他的手指刚一碰到林时雨的皮肤,林时雨就忍不住躲了一下,侧头问,”你手上怎么有茧?“
”练吉他练的。”钟起多挤了些药膏在手上,“茧又不厚,你也太敏感了。”
“哎哎,你俩干嘛呢?”高芥视力不好,坐在对面看还以为他俩在做什么奇怪的事,“怎么就脱衣服了?”
钟起说:“上药。”
毛思路和高芥凑过来看,“背上这是怎么了?怎么淤了一块。”
林时雨背对着他们,手指微微收紧,说:“不小心撞的。”
毛思路松了口气:“吓我一跳,还以为那黑心教官揍你了。”
高芥的注意力偏得更远,“你这外敷药什么牌子的啊,看起来好好用,我到时候也买一个去。”
“你买这干啥。”
“我眼神不好么,平时总不是有些磕磕碰碰的,敷点药好得快。”
钟起随手把手里的药瓶递过去,毛思路和高芥捧着药,话题已经从讨论如何能够快速治好跌打损伤发散到了如何治疗高度近视。
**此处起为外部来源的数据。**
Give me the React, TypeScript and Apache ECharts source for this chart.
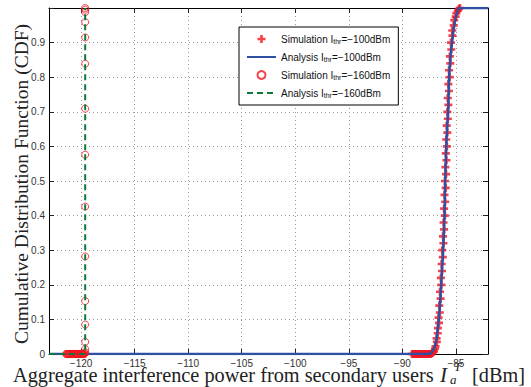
import React, { useEffect, useRef } from "react";
import * as echarts from "echarts";

// ---- data ----
const xTicks = [-120, -115, -110, -105, -100, -95, -90, -85];
const yTicks = [0, 0.1, 0.2, 0.3, 0.4, 0.5, 0.6, 0.7, 0.8, 0.9];

// Simulation, I_thr = -100 dBm (red plus)
const sim100: [number, number][] = [
  [-89.1, 0], [-89.0, 0], [-88.9, 0], [-88.8, 0], [-88.7, 0], [-88.6, 0], [-88.5, 0],
  [-88.4, 0], [-88.3, 0], [-88.2, 0], [-88.1, 0], [-88.0, 0], [-87.9, 0], [-87.8, 0],
  [-87.7, 0], [-87.6, 0], [-87.5, 0], [-87.4, 0], [-87.3, 0.001],
  [-87.2, 0.003], [-87.1, 0.006], [-87.05, 0.008], [-86.95, 0.015], [-86.9, 0.022],
  [-86.78, 0.035], [-86.8, 0.045], [-86.7, 0.06], [-86.68, 0.075], [-86.58, 0.09],
  [-86.62, 0.105], [-86.5, 0.12], [-86.55, 0.14], [-86.42, 0.16], [-86.48, 0.18],
  [-86.36, 0.2], [-86.4, 0.22], [-86.3, 0.24], [-86.33, 0.26], [-86.22, 0.28],
  [-86.27, 0.3], [-86.16, 0.32], [-86.2, 0.34], [-86.1, 0.36], [-86.15, 0.38],
  [-86.03, 0.4], [-86.1, 0.42], [-86.0, 0.44], [-86.06, 0.46], [-85.95, 0.48],
  [-86.02, 0.5], [-85.92, 0.52], [-85.98, 0.54], [-85.88, 0.56], [-85.94, 0.58],
  [-85.84, 0.6], [-85.9, 0.62], [-85.8, 0.64], [-85.86, 0.66], [-85.75, 0.68],
  [-85.8, 0.7], [-85.7, 0.72], [-85.76, 0.74], [-85.65, 0.76], [-85.7, 0.78],
  [-85.58, 0.8], [-85.64, 0.82], [-85.52, 0.84], [-85.56, 0.86], [-85.43, 0.88],
  [-85.46, 0.9], [-85.32, 0.92], [-85.34, 0.935], [-85.2, 0.95], [-85.15, 0.965],
  [-85.02, 0.975], [-84.95, 0.985], [-84.82, 0.992], [-84.72, 0.997], [-84.62, 1.0],
];

// Analysis, I_thr = -100 dBm (blue solid)
const ana100X = [-123, -87.5, -87.3, -87.15, -87.0, -86.8, -86.6, -86.45, -86.3, -86.19, -86.06, -86.0, -85.9, -85.8, -85.72, -85.63, -85.5, -85.36, -85.2, -85.0, -84.8, -84.65, -82];
const ana100Y = [0, 0, 0.004, 0.01, 0.02, 0.045, 0.1, 0.16, 0.24, 0.3, 0.4, 0.5, 0.6, 0.66, 0.7, 0.8, 0.86, 0.9, 0.94, 0.975, 0.995, 1, 1];

// Simulation, I_thr = -160 dBm (red circles)
const sim160: [number, number][] = [
  [-121.4, 0], [-121.35, 0], [-121.3, 0], [-121.25, 0], [-121.2, 0], [-121.15, 0],
  [-121.1, 0], [-121.05, 0], [-121.0, 0], [-120.95, 0], [-120.9, 0], [-120.85, 0],
  [-120.8, 0], [-120.75, 0], [-120.7, 0], [-120.65, 0], [-120.6, 0], [-120.55, 0],
  [-120.5, 0], [-120.45, 0], [-120.4, 0], [-120.35, 0], [-120.3, 0], [-120.25, 0],
  [-120.2, 0], [-120.15, 0], [-120.1, 0], [-120.05, 0], [-120.0, 0], [-119.95, 0],
  [-119.9, 0], [-119.85, 0], [-119.8, 0], [-119.75, 0], [-119.7, 0], [-119.65, 0.002],
  [-119.62, 0.005], [-119.62, 0.014], [-119.62, 0.035], [-119.62, 0.085], [-119.62, 0.153],
  [-119.62, 0.282], [-119.62, 0.426], [-119.62, 0.576], [-119.62, 0.709], [-119.62, 0.839],
  [-119.62, 0.915], [-119.62, 0.959], [-119.62, 0.988], [-119.62, 0.995], [-119.62, 1.0],
];

// Analysis, I_thr = -160 dBm (green dashed)
const ana160X = [-123, -119.62, -119.62];
const ana160Y = [0, 0, 1];

const legendText: Record<string, string> = {
  sim100: "Simulation I{sub|thr}=\u2212100dBm",
  ana100: "Analysis I{sub|thr}=\u2212100dBm",
  sim160: "Simulation I{sub|thr}=\u2212160dBm",
  ana160: "Analysis I{sub|thr}=\u2212160dBm",
};

const PLUS = "path://M3,0H6V3H9V6H6V9H3V6H0V3H3Z";
const SANS = "'Liberation Sans', Arial, Helvetica, sans-serif";
const SERIF = "'Liberation Serif', 'Times New Roman', serif";

const minus = (v: number) => String(v).replace("-", "\u2212");

export default function App() {
  const ref = useRef<HTMLDivElement>(null);
  useEffect(() => {
    document.body.style.margin = "0";
    const chart = echarts.init(ref.current!, undefined, { renderer: "svg" });
    const axisCommon = {
      type: "value" as const,
      axisLine: { show: true, onZero: false, lineStyle: { color: "#000", width: 1 } },
      axisTick: { show: true, inside: true, length: 5, lineStyle: { color: "#222" } },
    };
    const gridLine = { show: true, lineStyle: { color: "#999", type: [1, 3] as number[], width: 1 } };
    const hideSym = { opacity: 0 };
    chart.setOption({
      animation: false,
      backgroundColor: "#fff",
      grid: { left: 49, right: 43, top: 8, bottom: 33 },
      xAxis: [
        {
          ...axisCommon,
          position: "bottom",
          min: -123,
          max: -82,
          axisTick: { ...axisCommon.axisTick, customValues: xTicks },
          axisLabel: {
            customValues: xTicks,
            formatter: (v: number) => minus(v),
            fontFamily: SANS,
            fontSize: 10,
            color: "#333",
            margin: 4,
          },
          splitLine: gridLine,
        },
        {
          ...axisCommon,
          position: "top",
          min: -123,
          max: -82,
          axisTick: { ...axisCommon.axisTick, customValues: xTicks },
          axisLabel: { show: false, customValues: xTicks },
          splitLine: { show: false },
        },
      ],
      yAxis: [
        {
          ...axisCommon,
          position: "left",
          min: 0,
          max: 1,
          interval: 0.1,
          axisLabel: {
            formatter: (v: number) => {
              const r = Math.round(v * 10) / 10;
              return yTicks.includes(r) ? String(r) : "";
            },
            fontFamily: SANS,
            fontSize: 10,
            color: "#333",
            margin: 4,
          },
          splitLine: gridLine,
        },
        {
          ...axisCommon,
          position: "right",
          min: 0,
          max: 1,
          interval: 0.1,
          axisLabel: { show: false },
          splitLine: { show: false },
        },
      ],
      legend: {
        orient: "vertical",
        left: 239,
        top: 27,
        padding: [6, 8, 6, 7],
        itemGap: 6,
        itemWidth: 29,
        itemHeight: 8,
        itemTextGap: 3,
        backgroundColor: "#fff",
        borderColor: "#000",
        borderWidth: 1,
        borderRadius: 0,
        data: [
          { name: "sim100" },
          { name: "ana100", itemStyle: hideSym },
          { name: "sim160" },
          { name: "ana160", itemStyle: hideSym },
        ],
        formatter: (name: string) => legendText[name],
        textStyle: {
          fontFamily: SANS,
          fontSize: 10,
          color: "#111",
          lineHeight: 12,
          rich: {
            sub: { fontFamily: SANS, fontSize: 7, lineHeight: 8, verticalAlign: "bottom", color: "#111" },
          },
        },
      },
      series: [
        {
          name: "sim100",
          type: "scatter",
          data: sim100,
          symbol: PLUS,
          symbolSize: 8,
          itemStyle: { color: "#f0141e" },
          z: 2,
        },
        {
          name: "ana100",
          type: "line",
          data: ana100X.map((x, i) => [x, ana100Y[i]]),
          symbol: "none",
          smooth: 0.3,
          lineStyle: { color: "#2f4fa5", width: 2.5 },
          itemStyle: { color: "#2f4fa5" },
          z: 3,
        },
        {
          name: "sim160",
          type: "scatter",
          data: sim160,
          symbol: "circle",
          symbolSize: 7,
          itemStyle: { color: "transparent", borderColor: "#f0141e", borderWidth: 1 },
          z: 4,
        },
        {
          name: "ana160",
          type: "line",
          data: ana160X.map((x, i) => [x, ana160Y[i]]),
          symbol: "none",
          lineStyle: { color: "#0a7a3a", width: 2, type: [6, 4] },
          itemStyle: { color: "#0a7a3a" },
          z: 5,
        },
      ],
      graphic: [
        {
          type: "text",
          x: 21,
          y: 184,
          rotation: Math.PI / 2,
          style: {
            text: "Cumulative Distribution Function (CDF)",
            font: `19.5px ${SERIF}`,
            fill: "#222",
            align: "center",
            verticalAlign: "middle",
          },
        },
        {
          type: "text",
          x: 13,
          y: 375,
          style: {
            text: "Aggregate interference power from secondary users",
            font: `20.3px ${SERIF}`,
            fill: "#222",
            align: "left",
            verticalAlign: "middle",
          },
        },
        {
          type: "text",
          x: 440,
          y: 375,
          style: { text: "I", font: `italic 21px ${SERIF}`, fill: "#222", align: "left", verticalAlign: "middle" },
        },
        {
          type: "text",
          x: 450,
          y: 379.5,
          style: { text: "a", font: `italic 13px ${SERIF}`, fill: "#222", align: "left", verticalAlign: "middle" },
        },
        {
          type: "text",
          x: 454,
          y: 366,
          style: { text: "T", font: `italic 13px ${SERIF}`, fill: "#222", align: "left", verticalAlign: "middle" },
        },
        {
          type: "text",
          x: 472,
          y: 375,
          style: { text: "[dBm]", font: `20.3px ${SERIF}`, fill: "#222", align: "left", verticalAlign: "middle" },
        },
      ],
    });
    return () => chart.dispose();
  }, []);
  return <div ref={ref} style={{ width: 531, height: 387 }} />;
}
他们完全没有在意林时雨究竟是如何受的伤,只要林时雨给出一个说法,他们就信了。
钟起在林时雨的背上轻轻揉了一下,把药揉开,然后收回手,“好了。”
他随手扯了张纸擦掉手上残留的药膏,林时雨拖来衣服重新穿好,说:“谢了。”
钟起“嗯”了一声,起身回到上铺。
熄灯以后,林时雨依旧躺在同样的角度,望着窗户夹缝里的夜空。这几天天气都很好,白天大太阳,晚上满天星,林时雨看着一闪一闪的静谧星光,眼皮渐渐有些打架。